Where the issue of 8-bit vs. 10-bit integers vs. 32-bit floating point comes in is how the intermediate stages of a multiple step transformation are stored, either transiently or persistently (i.e., in memory during rendering or as an intermediate file on disk that will be further edited later).
For a single step process (e.g., applying luma gain), no benefit is obtained from a greater bit depth.
For a multiple step process (e.g., apply luma gain and adding a title), then it comes down to whether the software keeps the intermediate image at a higher depth than that of the native image format. I have no idea which NLE does what and if it this that the processing claims relate to.

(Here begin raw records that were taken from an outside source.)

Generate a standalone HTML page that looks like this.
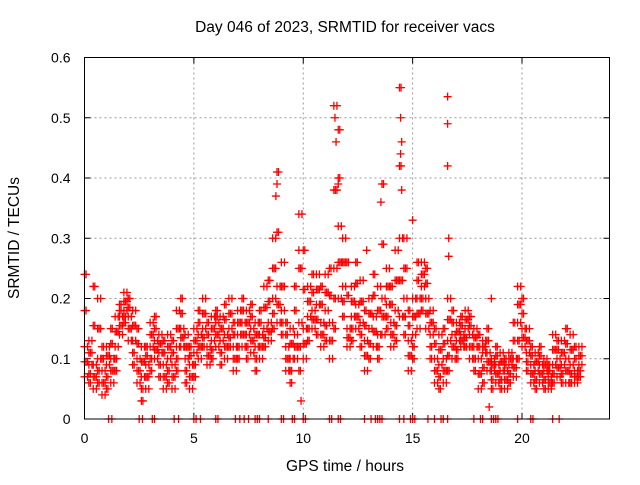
<!DOCTYPE html>
<html><head><meta charset="utf-8"><style>
body{margin:0;background:#fff;width:640px;height:480px;overflow:hidden}
svg{font-family:"Liberation Sans",sans-serif;font-size:14px}
</style></head><body>
<svg id="chart" width="640" height="480">
<text x="345" y="32" text-anchor="middle" font-size="15.5">Day 046 of 2023, SRMTID for receiver vacs</text>
<text x="345" y="471" text-anchor="middle" font-size="15.5">GPS time / hours</text>
<text transform="translate(19,238) rotate(-90)" text-anchor="middle" font-size="15.5">SRMTID / TECUs</text>
<g id="grid"></g>
<g id="ticks"></g>
<g id="marks"></g>
<rect x="84.5" y="57.5" width="525" height="361.5" fill="none" stroke="#000" stroke-width="1"/>
</svg>
<script>
const xTicks=[0,5,10,15,20];
const yTicks=[0,0.1,0.2,0.3,0.4,0.5,0.6];
const yTickLabels=["0","0.1","0.2","0.3","0.4","0.5","0.6"];
const times=[0,0.2,0.4,0.6,0.8,1,1.2,1.4,1.6,1.8,2,2.2,2.4,2.6,2.8,3,3.2,3.4,3.6,3.8,4,4.2,4.4,4.6,4.8,5,5.2,5.4,5.6,5.8,6,6.2,6.4,6.6,6.8,7,7.2,7.4,7.6,7.8,8,8.2,8.4,8.6,8.8,9,9.2,9.4,9.6,9.8,10,10.2,10.4,10.6,10.8,11,11.2,11.4,11.6,11.8,12,12.2,12.4,12.6,12.8,13,13.2,13.4,13.6,13.8,14,14.2,14.4,14.6,14.8,15,15.2,15.4,15.6,15.8,16,16.2,16.4,16.6,16.8,17,17.2,17.4,17.6,17.8,18,18.2,18.4,18.6,18.8,19,19.2,19.4,19.6,19.8,20,20.2,20.4,20.6,20.8,21,21.2,21.4,21.6,21.8,22,22.2,22.4,22.6];
const lowVals=[.07,.06,.05,.06,.04,.05,.06,.08,.14,.16,.13,.09,.06,.03,.05,.08,.10,.07,.05,.06,.05,.08,.12,.06,.05,.07,.10,.12,.09,.10,.12,.09,.10,.12,.08,.10,.12,.10,.11,.08,.10,.12,.13,.15,.16,.14,.08,.06,.10,.08,.10,.13,.15,.14,.12,.13,.10,.15,.20,.17,.12,.13,.15,.12,.08,.10,.12,.10,.14,.15,.12,.13,.17,.14,.08,.10,.15,.18,.15,.10,.06,.05,.06,.08,.10,.10,.12,.12,.10,.08,.05,.06,.08,.05,.06,.05,.05,.06,.07,.10,.12,.08,.06,.05,.06,.05,.05,.06,.07,.06,.06,.06,.06,.07];
const q1Vals=[.095,.075,.07,.08,.06,.07,.08,.10,.155,.17,.15,.11,.08,.05,.07,.10,.115,.09,.07,.08,.07,.10,.135,.08,.07,.09,.12,.135,.105,.115,.14,.11,.12,.135,.10,.12,.14,.12,.13,.10,.12,.135,.145,.175,.19,.16,.10,.08,.12,.12,.125,.15,.165,.165,.14,.155,.13,.20,.26,.195,.135,.15,.17,.14,.105,.125,.145,.12,.17,.17,.14,.155,.23,.17,.105,.12,.175,.20,.175,.12,.08,.07,.08,.105,.12,.115,.13,.135,.12,.10,.075,.085,.095,.065,.075,.065,.065,.075,.085,.13,.135,.095,.075,.065,.075,.065,.06,.075,.085,.075,.08,.075,.07,.08];
const midVals=[.12,.09,.09,.10,.08,.09,.10,.12,.17,.18,.17,.13,.10,.07,.09,.12,.13,.11,.09,.10,.09,.12,.15,.10,.09,.11,.14,.15,.12,.13,.16,.13,.14,.15,.12,.14,.16,.14,.15,.12,.14,.15,.16,.20,.22,.18,.12,.10,.14,.16,.15,.17,.18,.19,.16,.18,.16,.25,.32,.22,.15,.17,.19,.16,.13,.15,.17,.14,.20,.19,.16,.18,.30,.20,.13,.14,.20,.22,.20,.14,.10,.09,.10,.13,.14,.13,.14,.15,.14,.12,.10,.11,.11,.08,.09,.08,.08,.09,.10,.16,.15,.11,.09,.08,.09,.08,.07,.09,.10,.09,.10,.09,.08,.09];
const q3Vals=[.18,.11,.155,.15,.10,.105,.125,.145,.18,.195,.185,.155,.125,.095,.105,.14,.15,.125,.11,.12,.11,.15,.175,.12,.105,.13,.16,.175,.14,.15,.17,.15,.165,.175,.14,.16,.18,.16,.17,.14,.16,.185,.195,.25,.31,.22,.14,.125,.18,.25,.215,.195,.21,.215,.19,.21,.205,.38,.40,.26,.205,.195,.225,.195,.155,.175,.205,.18,.29,.22,.19,.23,.42,.25,.155,.17,.23,.24,.225,.16,.125,.115,.125,.165,.16,.145,.155,.165,.155,.135,.12,.12,.13,.09,.105,.095,.09,.10,.13,.19,.175,.13,.105,.095,.105,.09,.08,.115,.115,.11,.125,.115,.10,.105];
const highVals=[.24,.13,.22,.20,.12,.12,.15,.17,.19,.21,.20,.18,.15,.12,.12,.16,.17,.14,.13,.14,.13,.18,.20,.14,.12,.15,.18,.20,.16,.17,.18,.17,.19,.20,.16,.18,.20,.18,.19,.16,.18,.22,.23,.30,.41,.26,.16,.15,.22,.34,.28,.22,.24,.24,.22,.24,.25,.52,.48,.30,.26,.22,.26,.23,.18,.20,.24,.22,.39,.25,.22,.28,.55,.30,.18,.20,.26,.26,.25,.18,.15,.14,.15,.20,.18,.16,.17,.18,.17,.15,.14,.13,.15,.10,.12,.11,.10,.11,.16,.22,.20,.15,.12,.11,.12,.10,.09,.14,.13,.13,.15,.14,.12,.12];
const spikeTimes=[16.6,16.6,16.6,16.65,16.65,9.8,14.45,14.45,14.5,11.5,11.6,13.55,18.6,8.75,8.8,12.9,9.9,18.5,14.5,11.45,15.0];
const spikeVals=[.535,.49,.42,.30,.27,.28,.50,.44,.38,.46,.39,.36,.20,.37,.39,.28,.03,.02,.46,.50,.33];
const zeroTimes=[1.1,1.25,2.5,2.65,3.1,3.2,4.1,4.3,5.0,5.1,5.3,6.0,6.1,6.9,7.1,7.3,7.5,7.8,7.9,8.0,8.4,9.0,9.1,9.5,9.6,10.0,10.1,11.2,11.3,11.6,11.7,12.8,13.1,13.3,13.4,13.5,13.6,14.4,14.6,14.9,15.0,15.1,15.7,16.0,16.3,16.4,16.6,17.8,18.1,18.2,18.6,18.7,18.8,18.9,19.8,20.4,20.5,21.4,21.7];
const NS='http://www.w3.org/2000/svg';
const X0=84.5,X1=609.5,Y0=419,Y1=57.5;
const xs=t=>X0+(X1-X0)*t/24;
const ys=v=>Y0-(Y0-Y1)*v/0.6;
function mk(tag,attrs,parent){const e=document.createElementNS(NS,tag);for(const k in attrs)e.setAttribute(k,attrs[k]);parent.appendChild(e);return e;}
const grid=document.getElementById('grid'),ticks=document.getElementById('ticks'),marks=document.getElementById('marks');
xTicks.forEach(t=>{const x=xs(t);
 if(t>0){const g=mk('line',{x1:x,x2:x,y1:Y1,y2:Y0,stroke:'#999','stroke-dasharray':'2,3'},grid);
 
 }
 mk('line',{x1:x,x2:x,y1:Y0,y2:Y0-6,stroke:'#000'},ticks);
 mk('line',{x1:x,x2:x,y1:Y1,y2:Y1+6,stroke:'#000'},ticks);
 const l=mk('text',{x:x,y:Y0+24,'text-anchor':'middle'},ticks);l.textContent=t;
 
 });
yTicks.forEach((v,i)=>{const y=ys(v);
 if(v>0&&v<0.6){const g=mk('line',{x1:X0,x2:X1,y1:y,y2:y,stroke:'#999','stroke-dasharray':'2,3'},grid);
 
 }
 mk('line',{x1:X0,x2:X0+6,y1:y,y2:y,stroke:'#000'},ticks);
 mk('line',{x1:X1,x2:X1-6,y1:y,y2:y,stroke:'#000'},ticks);
 const l=mk('text',{x:X0-14,y:y+5,'text-anchor':'end'},ticks);l.textContent=yTickLabels[i];
 
 });
function cross(t,v,col){const x=xs(t),y=ys(v);
 const p=mk('path',{d:`M${x-4},${y}h8M${x},${y-4}v8`,stroke:col,'stroke-width':1.3,fill:'none'},marks);
 
 }
times.forEach((t,i)=>{
 const a=lowVals[i],b=q1Vals[i],m=midVals[i],c=q3Vals[i],h=highVals[i];
 cross(t,a,'#f00');cross(t,b,'#f00');cross(t,m,'#f00');cross(t,c,'#f00');cross(t,h,'#f00');
 cross(t+0.07,b,'#f00');cross(t+0.07,c,'#f00');cross(t+0.07,(i%2?a:h),'#f00');
 cross(t+0.14,m,'#f00');cross(t+0.14,(i%2?c:b),'#f00');cross(t+0.14,(i%2?h:a),'#f00');});
spikeTimes.forEach((t,i)=>cross(t,spikeVals[i],'#f00'));
zeroTimes.forEach(t=>cross(t,0,'#f00'));
</script>
</body></html>
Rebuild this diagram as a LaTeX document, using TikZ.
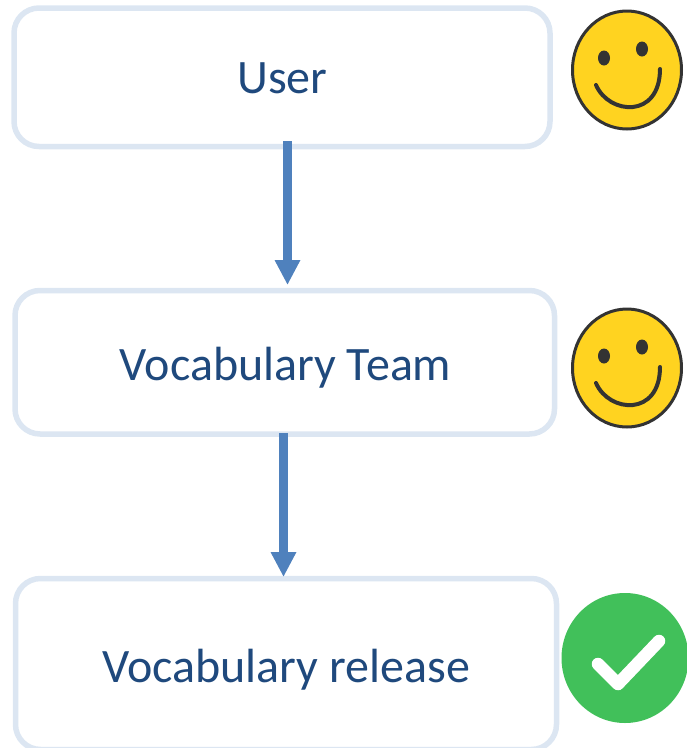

I'm still amazed how few NLEs perform calculations within the Y'Cr'Cb' domain. There really isn't any excuse anymore for using RGB space. Everything that can be done in RGB space can be achieved in Y'Cr'Cb' - it just requires a different set of mathematical equations.
I'm also surprised that no NLEs exist (that I know of) that can work in the DCT domain (which decreases the processing requirement by an order of magnitude) nor perform smart rendering on an intraframe basis. i.e., every NLE out there (
AFAIK) will completely decode and re-encode the entire image even if you change just one luma pixel. Though it may be harder for MPEG-type compression, considerable improvements in processing capability can be made. Unfortunately, the NLE developers rely on 3rd party codecs to do the grunt work.
Smarter algorithms could turn your dual core system into the equivalent of an 8-core.